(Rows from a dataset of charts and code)
━━━━
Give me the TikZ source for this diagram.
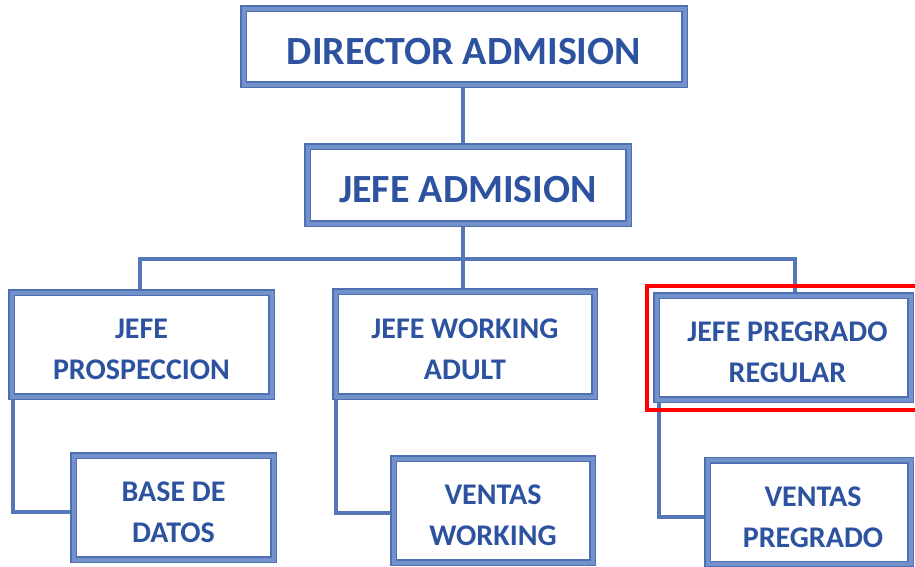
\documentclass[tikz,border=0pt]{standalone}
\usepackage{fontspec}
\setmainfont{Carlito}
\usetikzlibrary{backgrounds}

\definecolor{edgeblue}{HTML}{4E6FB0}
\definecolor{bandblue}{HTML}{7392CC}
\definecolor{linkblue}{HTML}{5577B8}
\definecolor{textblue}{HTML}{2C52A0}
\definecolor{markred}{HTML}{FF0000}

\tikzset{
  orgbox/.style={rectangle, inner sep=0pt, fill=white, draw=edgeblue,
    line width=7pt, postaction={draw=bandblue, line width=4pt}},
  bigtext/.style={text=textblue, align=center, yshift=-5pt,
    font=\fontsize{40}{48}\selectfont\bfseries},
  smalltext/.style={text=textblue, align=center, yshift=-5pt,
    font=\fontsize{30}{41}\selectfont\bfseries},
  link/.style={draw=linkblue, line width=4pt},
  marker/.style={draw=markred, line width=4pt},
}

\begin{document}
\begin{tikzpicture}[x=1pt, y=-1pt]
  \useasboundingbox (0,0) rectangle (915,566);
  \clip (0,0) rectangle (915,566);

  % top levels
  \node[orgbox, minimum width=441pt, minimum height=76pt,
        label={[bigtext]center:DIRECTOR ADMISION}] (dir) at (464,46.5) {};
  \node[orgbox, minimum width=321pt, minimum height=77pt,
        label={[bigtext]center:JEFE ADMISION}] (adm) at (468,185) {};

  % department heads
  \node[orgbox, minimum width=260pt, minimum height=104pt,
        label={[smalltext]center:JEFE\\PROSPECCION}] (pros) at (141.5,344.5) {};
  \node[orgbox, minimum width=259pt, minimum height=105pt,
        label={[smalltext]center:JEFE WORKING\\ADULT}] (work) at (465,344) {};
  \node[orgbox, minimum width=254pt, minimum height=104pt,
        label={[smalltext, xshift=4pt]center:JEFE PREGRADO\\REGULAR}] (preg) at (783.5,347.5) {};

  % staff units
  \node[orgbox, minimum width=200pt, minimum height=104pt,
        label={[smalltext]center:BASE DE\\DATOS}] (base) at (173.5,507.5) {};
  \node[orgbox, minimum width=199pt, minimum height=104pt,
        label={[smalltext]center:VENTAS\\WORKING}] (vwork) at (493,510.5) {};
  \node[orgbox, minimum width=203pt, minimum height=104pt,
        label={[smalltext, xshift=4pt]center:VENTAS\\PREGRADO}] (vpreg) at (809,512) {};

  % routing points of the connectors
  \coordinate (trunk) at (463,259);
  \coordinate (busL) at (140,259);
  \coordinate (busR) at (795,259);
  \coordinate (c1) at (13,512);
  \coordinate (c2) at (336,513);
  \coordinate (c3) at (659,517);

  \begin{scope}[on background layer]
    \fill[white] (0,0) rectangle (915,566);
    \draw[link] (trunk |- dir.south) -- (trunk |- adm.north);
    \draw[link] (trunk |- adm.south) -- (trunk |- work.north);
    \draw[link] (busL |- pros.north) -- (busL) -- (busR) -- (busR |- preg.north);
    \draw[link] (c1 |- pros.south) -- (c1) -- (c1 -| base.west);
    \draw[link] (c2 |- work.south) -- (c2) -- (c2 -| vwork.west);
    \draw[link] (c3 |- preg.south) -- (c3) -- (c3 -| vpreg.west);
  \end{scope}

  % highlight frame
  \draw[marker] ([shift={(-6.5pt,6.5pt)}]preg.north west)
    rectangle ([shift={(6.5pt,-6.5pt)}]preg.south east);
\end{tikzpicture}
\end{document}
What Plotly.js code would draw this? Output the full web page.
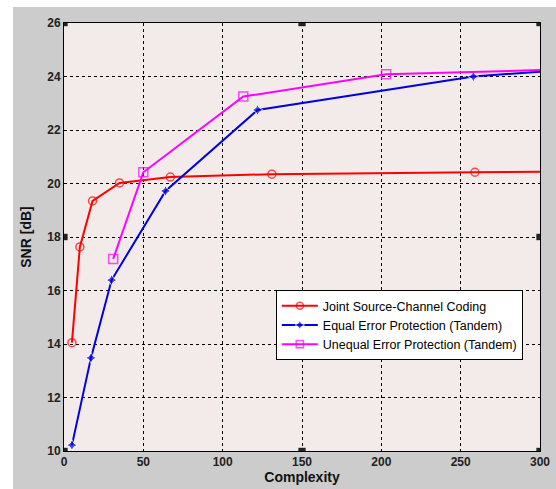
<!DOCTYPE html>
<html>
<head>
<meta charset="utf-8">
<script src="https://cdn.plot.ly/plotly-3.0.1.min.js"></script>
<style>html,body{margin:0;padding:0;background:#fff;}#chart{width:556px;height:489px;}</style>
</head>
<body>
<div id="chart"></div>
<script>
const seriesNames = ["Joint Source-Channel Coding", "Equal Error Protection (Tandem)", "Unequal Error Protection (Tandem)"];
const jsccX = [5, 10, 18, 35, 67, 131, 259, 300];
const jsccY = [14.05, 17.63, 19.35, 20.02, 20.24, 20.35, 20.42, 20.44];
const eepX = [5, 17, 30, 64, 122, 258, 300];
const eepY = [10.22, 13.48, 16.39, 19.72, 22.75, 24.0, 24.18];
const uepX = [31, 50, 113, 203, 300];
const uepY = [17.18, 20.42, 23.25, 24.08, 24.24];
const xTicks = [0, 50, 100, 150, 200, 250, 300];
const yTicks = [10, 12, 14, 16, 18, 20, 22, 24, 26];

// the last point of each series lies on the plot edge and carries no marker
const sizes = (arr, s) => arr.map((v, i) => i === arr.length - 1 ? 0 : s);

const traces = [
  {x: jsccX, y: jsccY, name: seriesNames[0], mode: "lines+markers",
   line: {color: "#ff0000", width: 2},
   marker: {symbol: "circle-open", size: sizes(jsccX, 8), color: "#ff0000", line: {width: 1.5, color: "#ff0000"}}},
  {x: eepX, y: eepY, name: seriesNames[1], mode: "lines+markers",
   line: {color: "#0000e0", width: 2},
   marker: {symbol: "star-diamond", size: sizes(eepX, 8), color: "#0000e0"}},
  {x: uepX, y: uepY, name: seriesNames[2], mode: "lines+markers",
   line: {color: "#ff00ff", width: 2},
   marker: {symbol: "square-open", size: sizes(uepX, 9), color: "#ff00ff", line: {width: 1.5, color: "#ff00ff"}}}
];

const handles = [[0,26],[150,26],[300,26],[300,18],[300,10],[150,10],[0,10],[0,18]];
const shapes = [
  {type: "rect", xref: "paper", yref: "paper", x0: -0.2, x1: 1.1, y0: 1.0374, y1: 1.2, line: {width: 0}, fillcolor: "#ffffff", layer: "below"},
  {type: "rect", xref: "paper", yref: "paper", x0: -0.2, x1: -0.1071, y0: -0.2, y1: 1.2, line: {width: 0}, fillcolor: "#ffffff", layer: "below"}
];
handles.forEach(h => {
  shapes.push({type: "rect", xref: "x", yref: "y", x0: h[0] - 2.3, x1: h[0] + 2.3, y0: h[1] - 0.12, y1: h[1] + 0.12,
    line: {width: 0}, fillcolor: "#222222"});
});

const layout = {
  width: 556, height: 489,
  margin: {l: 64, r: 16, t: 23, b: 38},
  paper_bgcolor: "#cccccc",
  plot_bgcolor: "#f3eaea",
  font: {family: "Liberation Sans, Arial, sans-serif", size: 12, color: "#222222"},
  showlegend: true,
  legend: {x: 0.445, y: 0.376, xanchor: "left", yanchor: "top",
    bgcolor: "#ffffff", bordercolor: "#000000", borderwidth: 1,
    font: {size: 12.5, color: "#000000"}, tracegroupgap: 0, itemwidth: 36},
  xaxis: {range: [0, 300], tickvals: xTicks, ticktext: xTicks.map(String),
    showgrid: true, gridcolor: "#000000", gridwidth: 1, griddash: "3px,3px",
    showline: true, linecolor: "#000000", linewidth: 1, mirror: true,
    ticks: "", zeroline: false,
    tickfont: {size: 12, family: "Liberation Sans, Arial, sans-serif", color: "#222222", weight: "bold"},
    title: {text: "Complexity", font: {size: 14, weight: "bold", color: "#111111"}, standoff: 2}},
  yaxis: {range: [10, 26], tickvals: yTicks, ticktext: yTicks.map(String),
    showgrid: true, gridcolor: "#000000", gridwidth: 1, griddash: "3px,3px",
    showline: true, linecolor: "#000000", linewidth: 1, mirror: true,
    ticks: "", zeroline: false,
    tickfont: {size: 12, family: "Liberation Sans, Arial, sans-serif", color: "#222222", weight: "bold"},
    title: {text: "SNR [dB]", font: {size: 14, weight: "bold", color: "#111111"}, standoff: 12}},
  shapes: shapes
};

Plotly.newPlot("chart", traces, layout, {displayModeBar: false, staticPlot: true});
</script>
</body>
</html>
━━━━
*Aim of the exercise*
Take each line of the material that contains the word "this" and list it.

*Finished exercise*
Give me the TikZ source for this diagram.
What Plotly.js code would draw this? Output the full web page.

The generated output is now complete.